Boys whose mothers had been employed in the Khimprom plant had higher serum dioxin and PCB levels, suggesting these mothers may have had occupational exposure with increased body burdens and transferred more of these compounds to their sons via breast-feeding. Consistent with this finding, some of the children of workers in a phenoxy herbicide chemical plant in Ufa, Russia, had elevated serum TCDD concentrations (Ryan and Schecter 2000
). However, because only 6% of the mothers were ever employed at the Khimprom plant, the association with higher serum dioxin and PCB concentrations among their sons should be interpreted cautiously.

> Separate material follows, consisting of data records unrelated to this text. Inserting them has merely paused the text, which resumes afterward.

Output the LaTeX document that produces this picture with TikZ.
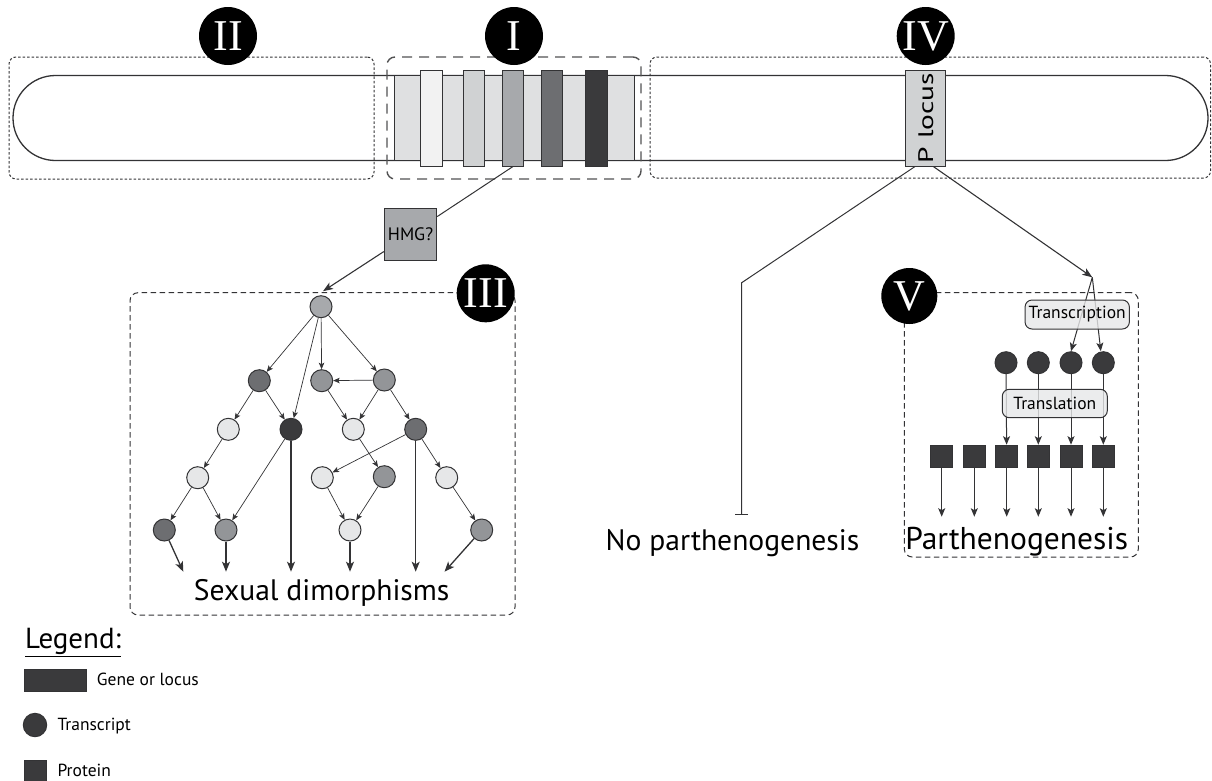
\documentclass[tikz,border=0pt]{standalone}
\usepackage{fontspec}
\setmainfont{PT Sans}
\newfontfamily\romanfont{Liberation Serif}
\usetikzlibrary{arrows.meta}
\newcommand{\fsz}[1]{\fontsize{#1pt}{#1pt}\selectfont}
\definecolor{cline}{HTML}{333335}
\definecolor{clight}{HTML}{E6E7E8}
\definecolor{cgray}{HTML}{939598}
\definecolor{croot}{HTML}{A7A9AC}
\definecolor{cdark}{HTML}{6D6E71}
\definecolor{cvdark}{HTML}{3A3A3C}
\definecolor{cband}{HTML}{DFE0E1}
\definecolor{cbA}{HTML}{F2F2F2}
\definecolor{cbB}{HTML}{D0D2D3}
\definecolor{cbC}{HTML}{A7A9AC}
\definecolor{cbD}{HTML}{6D6E71}
\definecolor{cbE}{HTML}{3A3A3C}
\begin{document}
\begin{tikzpicture}[x=1pt,y=-1pt,
  chrom/.style={draw=cline,line width=1.3pt,inner sep=0pt},
  dotbox/.style={draw=cline,line width=1pt,dash pattern=on 2.5pt off 2pt,rounded corners=7pt,inner sep=0pt},
  dashboxA/.style={draw=cline!85,line width=1.4pt,dash pattern=on 10pt off 7pt,rounded corners=8pt,inner sep=0pt},
  dashboxB/.style={draw=cline,line width=1pt,dash pattern=on 5.5pt off 3.5pt,rounded corners=8pt,inner sep=0pt},
  numeral/.style={circle,fill=black,minimum size=58pt,inner sep=0pt,text=white,font=\romanfont\fsz{44}},
  gbar/.style={draw=cline,line width=1pt,minimum width=21.5pt,minimum height=96pt,inner sep=0pt},
  tnode/.style={circle,draw=cline,line width=1pt,minimum size=22pt,inner sep=0pt},
  thin/.style={draw=cline,line width=0.7pt,-{Stealth[length=6.5pt,width=5.5pt,inset=1.5pt]}},
  thick/.style={draw=cline,line width=1.3pt,-{Stealth[length=10pt,width=8pt,inset=2.5pt]}},
  med/.style={draw=cline,line width=1pt,-{Stealth[length=8.5pt,width=7pt,inset=2pt]}},
  main/.style={draw=cline,line width=1.1pt,-{Stealth[length=10pt,width=7.5pt,inset=2.5pt]}},
  procbox/.style={draw=cline,line width=1pt,rounded corners=7pt,fill=clight,fill opacity=0.8,text opacity=1,inner sep=0pt,font=\fsz{17.5}},
  prot/.style={draw=cline,line width=1pt,fill=cvdark,minimum size=22pt,inner sep=0pt},
  bigtext/.style={font=\fsz{29.6},inner sep=0pt,anchor=base},
  legtext/.style={font=\fsz{17.5},inner sep=0pt,anchor=base west},
]
\useasboundingbox (0,0) rectangle (1212,780);

% chromosome
\node[chrom,rounded corners=42.5pt,minimum width=1195pt,minimum height=85pt] (chrom) at (610.5,118) {};
\node[draw=cline,line width=1pt,fill=cband,minimum width=240pt,minimum height=85pt,inner sep=0pt] (band) at (514,118) {};
\node[gbar,fill=cbA] (b1) at (431.5,118) {};
\node[gbar,fill=cbB] (b2) at (473.8,118) {};
\node[gbar,fill=cbC] (b3) at (513,118) {};
\node[gbar,fill=cbD] (b4) at (551.8,118) {};
\node[gbar,fill=cbE] (b5) at (596.7,118) {};
\node[draw=cline,line width=1pt,fill=cbB,minimum width=40pt,minimum height=96pt,inner sep=0pt,font=\fsz{21}] (plocus) at (925.7,118) {\rotatebox{90}{\scalebox{1.4}[1]{P locus}}};

% region boxes
\node[dotbox,minimum width=365pt,minimum height=122pt] (boxII) at (191.5,118) {};
\node[dashboxA,minimum width=254pt,minimum height=122pt] (boxI) at (514,118) {};
\node[dotbox,minimum width=560.5pt,minimum height=121pt] (boxIV) at (930.25,117.5) {};
\node[dashboxB,minimum width=385pt,minimum height=322.3pt] (boxIII) at (322.5,453.85) {};
\node[dashboxB,minimum width=234pt,minimum height=264.5pt] (boxV) at (1021.3,424.75) {};

% HMG
\node[draw=cline,line width=1pt,fill=cbC,minimum width=52.4pt,minimum height=51.7pt,inner sep=0pt,font=\fsz{18}] (hmg) at (410.5,234.2) {HMG?};

% tree
\node[tnode,fill=croot] (t0) at (321,306.7) {};
\node[tnode,fill=cdark] (ta) at (259.3,380.7) {};
\node[tnode,fill=cgray] (tb) at (321.7,380.7) {};
\node[tnode,fill=cgray] (tc) at (384.3,380) {};
\node[tnode,fill=clight] (td) at (228.3,429.3) {};
\node[tnode,fill=cvdark] (te) at (291,429.3) {};
\node[tnode,fill=clight] (tf) at (353.3,429.3) {};
\node[tnode,fill=cdark] (tg) at (415.7,429.3) {};
\node[tnode,fill=clight] (th) at (197.7,477.7) {};
\node[tnode,fill=clight] (ti) at (322.3,477.7) {};
\node[tnode,fill=cgray] (tj) at (384.3,476.7) {};
\node[tnode,fill=clight] (tk) at (446.7,477.7) {};
\node[tnode,fill=cdark] (tl) at (164.3,530) {};
\node[tnode,fill=cgray] (tm) at (226,530) {};
\node[tnode,fill=clight] (tn) at (350,530) {};
\node[tnode,fill=cgray] (to) at (481.7,530) {};

\draw[thin] (t0) -- (ta);
\draw[thin] (t0) -- (te);
\draw[thin] (t0) -- (tb);
\draw[thin] (t0) -- (tc);
\draw[thin] (tc) -- (tb);
\draw[thin] (ta) -- (td);
\draw[thin] (ta) -- (te);
\draw[thin] (tb) -- (tf);
\draw[thin] (tc) -- (tf);
\draw[thin] (tc) -- (tg);
\draw[thin] (td) -- (th);
\draw[thin] (te) -- (tm);
\draw[thin] (tg) -- (ti);
\draw[thin] (tg) -- (tk);
\draw[thin] (tf) -- (tj);
\draw[thin] (th) -- (tl);
\draw[thin] (th) -- (tm);
\draw[thin] (ti) -- (tn);
\draw[thin] (tj) -- (tn);
\draw[thin] (tk) -- (to);

\coordinate (d1) at (183.3,571.7);
\coordinate (d2) at (226,571.7);
\coordinate (d3) at (291,571.7);
\coordinate (d4) at (350,571.7);
\coordinate (d5) at (415.7,571.7);
\coordinate (d6) at (444.5,571.7);
\draw[thick] (tl) -- (d1);
\draw[thick] (tm) -- (d2);
\draw[thick] (te) -- (d3);
\draw[thick] (tn) -- (d4);
\draw[thick] (tg) -- (d5);
\draw[thick] (to) -- (d6);

\node[bigtext] (sexdim) at (321.7,600.7) {Sexual dimorphisms};

% connectors from chromosome
\draw[draw=cline,line width=1pt] (b3.south) -- (hmg);
\draw[main] (hmg) -- ([xshift=2pt,yshift=4pt]t0.north);

\coordinate (bend) at (741.7,282.7);
\coordinate (tbar) at (741.7,515);
\draw[draw=cline,line width=1pt,-{Bar[width=13pt,line width=1.3pt]}] ([xshift=-10.7pt]plocus.south) -- (bend) -- (tbar);
\node[bigtext] (nopar) at (732.5,550) {No parthenogenesis};

\coordinate (split) at (1092.3,277.3);
\draw[main] ([xshift=7.6pt]plocus.south) -- (split);

% region V
\node[tnode,fill=cvdark] (c1) at (1006,362.7) {};
\node[tnode,fill=cvdark] (c2) at (1038.3,362.7) {};
\node[tnode,fill=cvdark] (c3) at (1071,362.7) {};
\node[tnode,fill=cvdark] (c4) at (1103.3,362.7) {};
\draw[med] (split) -- (c3.north);
\draw[med] (split) -- ([xshift=-2.5pt]c4.north);
\node[procbox,minimum width=104.3pt,minimum height=29pt] (transc) at (1077.2,314.5) {Transcription};

\node[prot] (s1) at (941.7,456.2) {};
\node[prot] (s2) at (974.3,456.2) {};
\node[prot] (s3) at (1006.7,456.2) {};
\node[prot] (s4) at (1038.3,456.2) {};
\node[prot] (s5) at (1071,456.2) {};
\node[prot] (s6) at (1103.3,456.2) {};
\draw[med] (c1) -- (s3);
\draw[med] (c2) -- (s4);
\draw[med] (c3) -- (s5);
\draw[med] (c4) -- (s6);
\node[procbox,minimum width=105pt,minimum height=28.4pt] (transl) at (1054.8,403.5) {Translation};

\coordinate (e1) at (941.7,516.7);
\coordinate (e2) at (974.3,516.7);
\coordinate (e3) at (1006.7,516.7);
\coordinate (e4) at (1038.3,516.7);
\coordinate (e5) at (1071,516.7);
\coordinate (e6) at (1103.3,516.7);
\draw[med] (s1) -- (e1);
\draw[med] (s2) -- (e2);
\draw[med] (s3) -- (e3);
\draw[med] (s4) -- (e4);
\draw[med] (s5) -- (e5);
\draw[med] (s6) -- (e6);
\node[bigtext,font=\fsz{31.5}] (parth) at (1016.7,549) {Parthenogenesis};

% numerals
\node[numeral] (nII) at (228,36) {II};
\node[numeral] (nI) at (514,36) {I};
\node[numeral] (nIV) at (925.7,36) {IV};
\node[numeral] (nIII) at (485.7,293.3) {III};
\node[numeral,minimum size=56pt] (nV) at (909.3,296) {V};

% legend
\node[font=\fsz{29},inner sep=0pt,anchor=base west] (legend) at (25,648.3) {\underline{Legend:}};
\node[draw=cline,line width=1pt,fill=cvdark,minimum width=62pt,minimum height=21.7pt,inner sep=0pt] (lgene) at (55,680.2) {};
\node[legtext] (lgenet) at (96.7,685) {Gene or locus};
\node[tnode,fill=cvdark,minimum size=23.4pt] (ltr) at (35,725) {};
\node[legtext] (ltrt) at (57.3,730.7) {Transcript};
\node[prot] (lpr) at (35,771) {};
\node[legtext] (lprt) at (57.3,776) {Protein};
\end{tikzpicture}
\end{document}
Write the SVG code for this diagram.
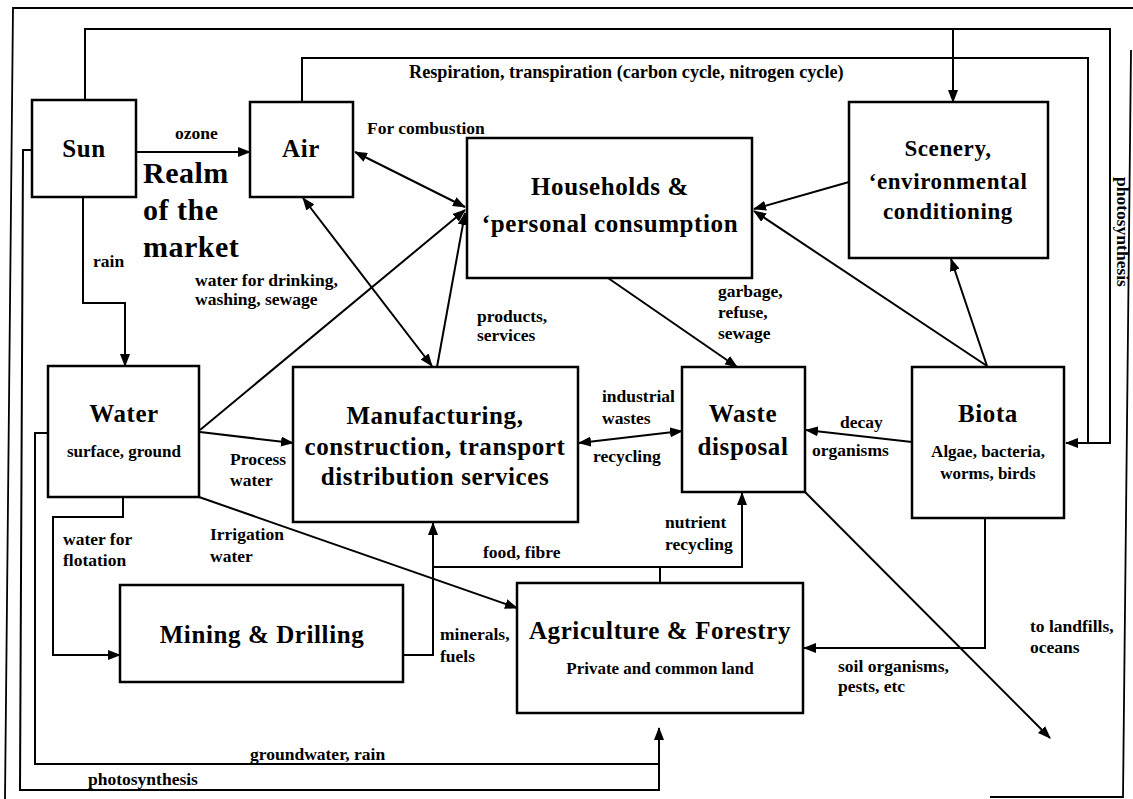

In our study, occupation of the mothers and local gardening were associated with higher serum dioxin and PCBs levels among the sons. Although we carefully assessed and controlled for potential confounders of these associations, such as household income, parental education, residence, and dietary consumption of local foods, this adjustment may not have been sufficient.
Boys with higher BMIs had lower serum dioxin and PCB concentrations. Similarly, a cross-sectional analysis of children in Germany also found an inverse association between serum PCBs and body weight (Link et al. 2005
). Typically, higher BMI for adults is associated with higher serum concentrations of these compounds (Bilau et al. 2009
; Collins et al. 2007
; Michalek et al. 1996
). However, in a follow-up analysis of the Seveso cohort, neither BMI nor percent body fat was associated with serum dioxin concentrations after adjustment for sex (Landi et al. 1998
). The metabolism of dioxins and PCBs between children and adults are dissimilar in some respects, with dioxin-like compounds having shorter half-lives among children compared with adults (Kerger et al. 2006
). In children, these lipophilic compounds may be more likely to be sequestered in the body fat or, for those with higher BMI, increased growth may have resulted in dilution of dioxin-like compounds.
We investigated other measures of adiposity, such as waist circumference, waist-to-hip ratio, and clinical assessment of body fat, and found that the inverse associations between BMI and serum dioxin and PCB concentrations were consistent across these measures. Based on these preliminary findings, bioelectric impedance measurements have been added to the study to assess adiposity, so that future analyses may clarify the association between BMI and body composition with serum dioxins and PCBs in this cohort of boys.
Residence near or maternal occupation at the chemical plant, local gardening, and the consumption of local foods were predictors of higher serum dioxin and PCB concentrations among the boys. These data suggest that people who reside near a contaminated area may need to be aware of potential risk for exposure through contact with local soil or consumption of local foods. Although consumption of some local foods contributed to dioxin and PCB exposure, it is important to consider that these locally grown foods are also important components of a nutritious diet for the children of Chapaevsk. Recommendations to reduce children’s exposure include remediation of soil, which is ongoing in specific highly contaminated areas, or relocating gardens and plots to areas with lower contamination.